Tessa was one of the few people who knew that Maddie’s care was a top priority in his life. Instead of cutting all ties with him when he’d told her he couldn’t date someone with her level of fame, she’d spun that fame to his advantage. Or, at least, to his sister’s.
That had to mean she still cared about him, right? And maybe if she still cared, there was a chance he could convince her that he’d made the biggest mistake of his life when he’d walked out of the hotel room. Grayson wasn’t convinced she’d forgive him, but for the first time in weeks, he was also full of hope.
There was no way to know if Tessa would even consider the possibility of a partnership again after he’d already refused to go into battle with her once. All Grayson knew was that the most successful missions required an advance plan. He picked up his phone and called the only person he knew with a special forces background and a working knowledge of seeking forgiveness from a female in the Ki
ng family.
When Rider King answered, Grayson cleared his throat.
“Hello, sir. I was wondering if I could talk with you about Tessa.”
Chapter Fourteen
Grayson never should have listened to the wily old rancher, he thought as he led his class of recruits across the South Lawn of the White House. The chairs had already been placed in the Rose Garden for an informal awards ceremony, and his students were in attendance merely for observational purposes.
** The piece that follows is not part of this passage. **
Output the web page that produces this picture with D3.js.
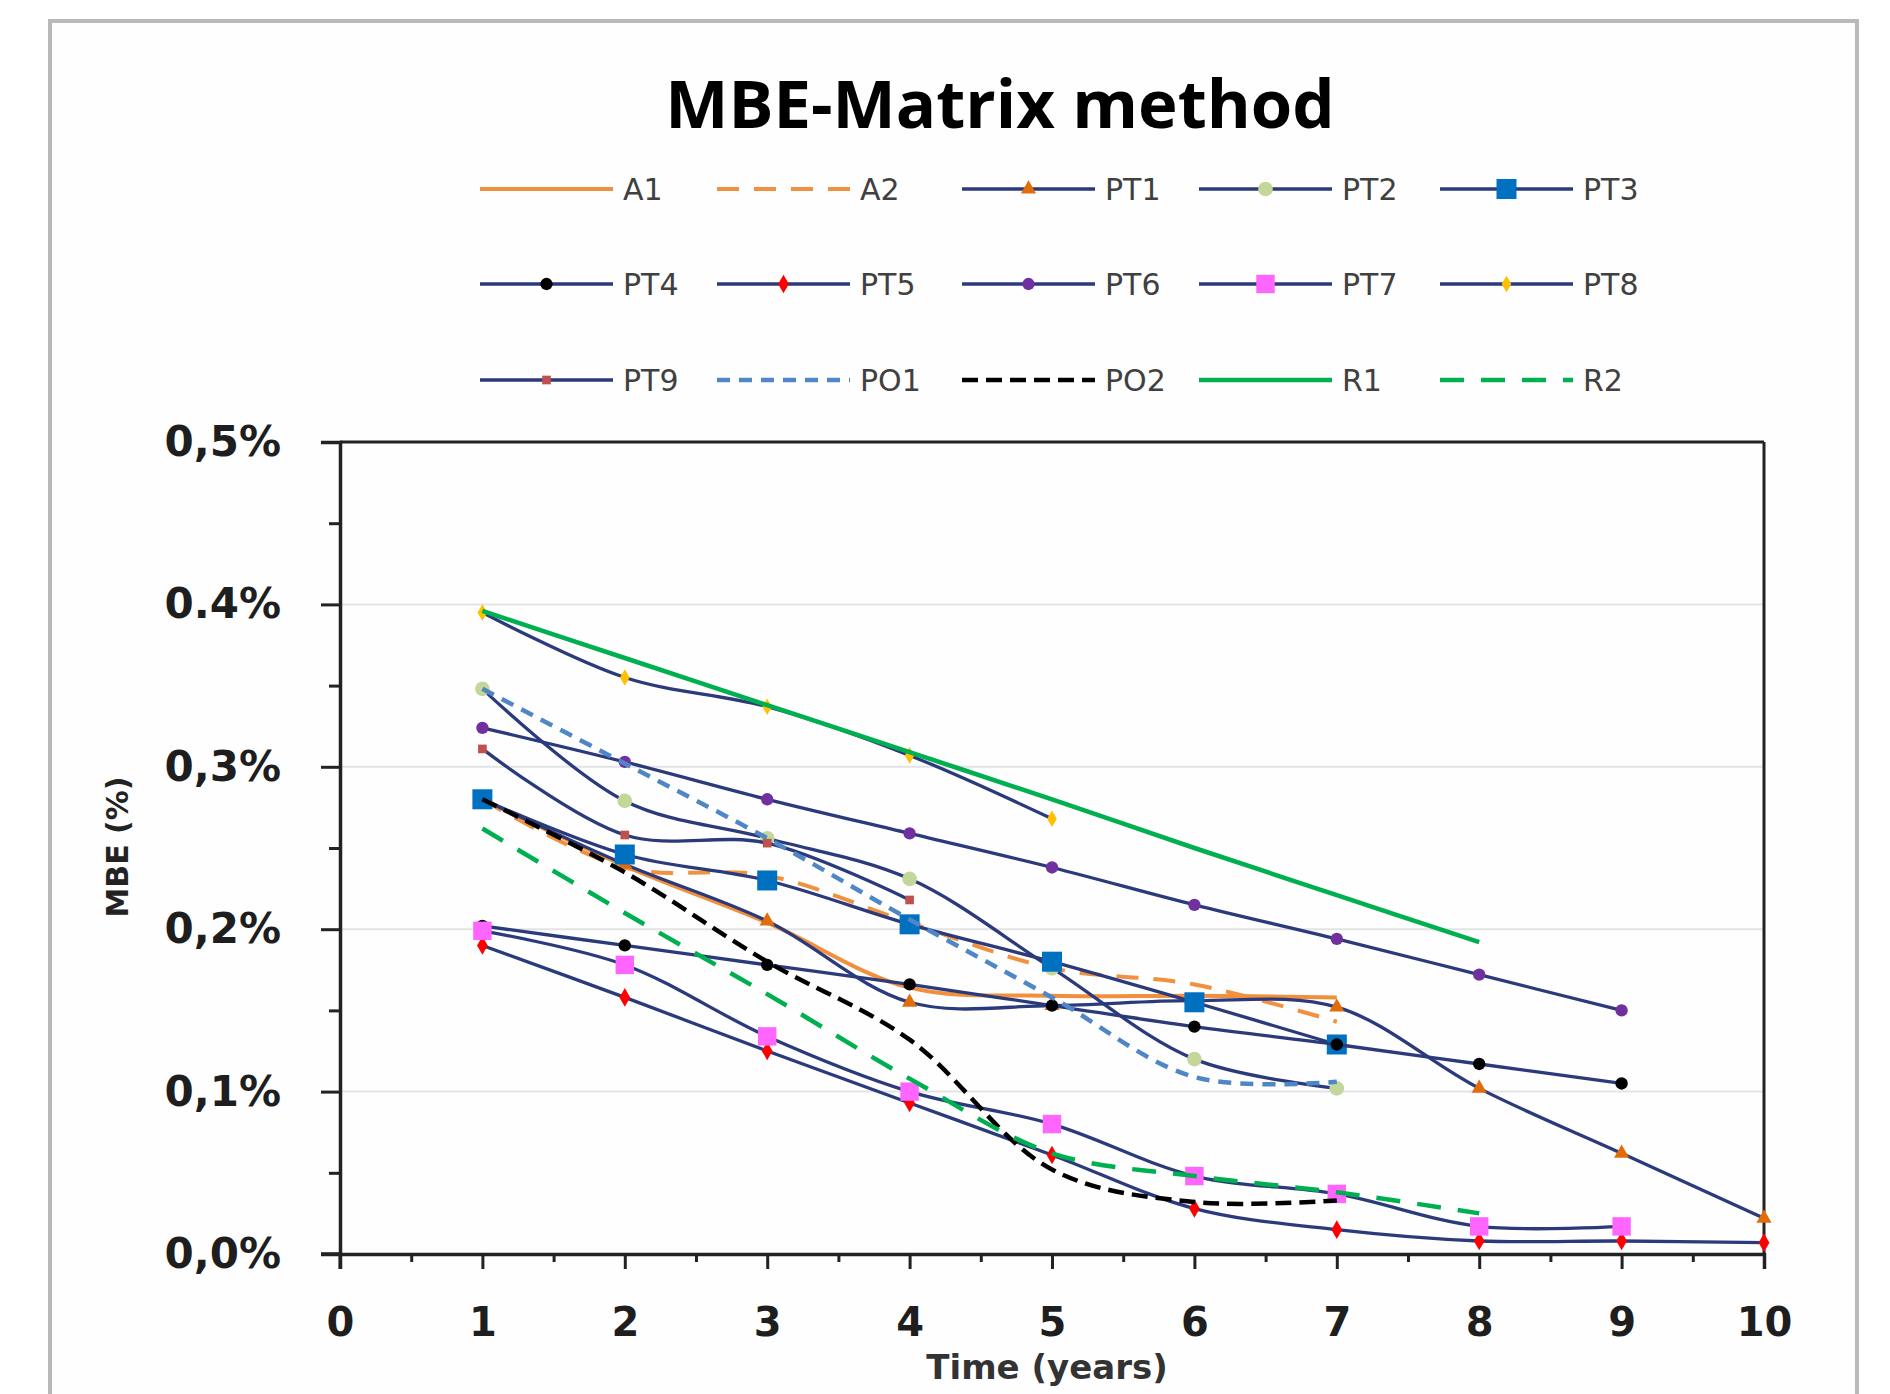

Somehow, Rider King had talked Grayson into convincing his director and the director of the protective detail assigned to the White House that the recruits needed practical, real world application of their training in the most boring of circumstances.
It just so happened that the boring circumstance Grayson deemed most suitable for the training was one in which former Second Lady Sherilee King was to be awarded the Presidential Medal of Freedom in recognition of her contributions to philanthropy.
Not that anything was all that boring when the entire King family came together.
Briefing all the agents on duty and the president’s chief of staff had been one of the most awkward presentations Grayson had ever endured. But if things went according to plan, nobody would know the real reason he’d staged such an unbelievable scenario.
“Precision has landed,” Grayson heard in his earpiece as he herded the recruits to the observation area. That meant Tessa was on the premises. But they still had a few minutes before everyone took their seats. It wasn’t until he saw the news cameras setting up that Grayson realized there’d be no going back after this.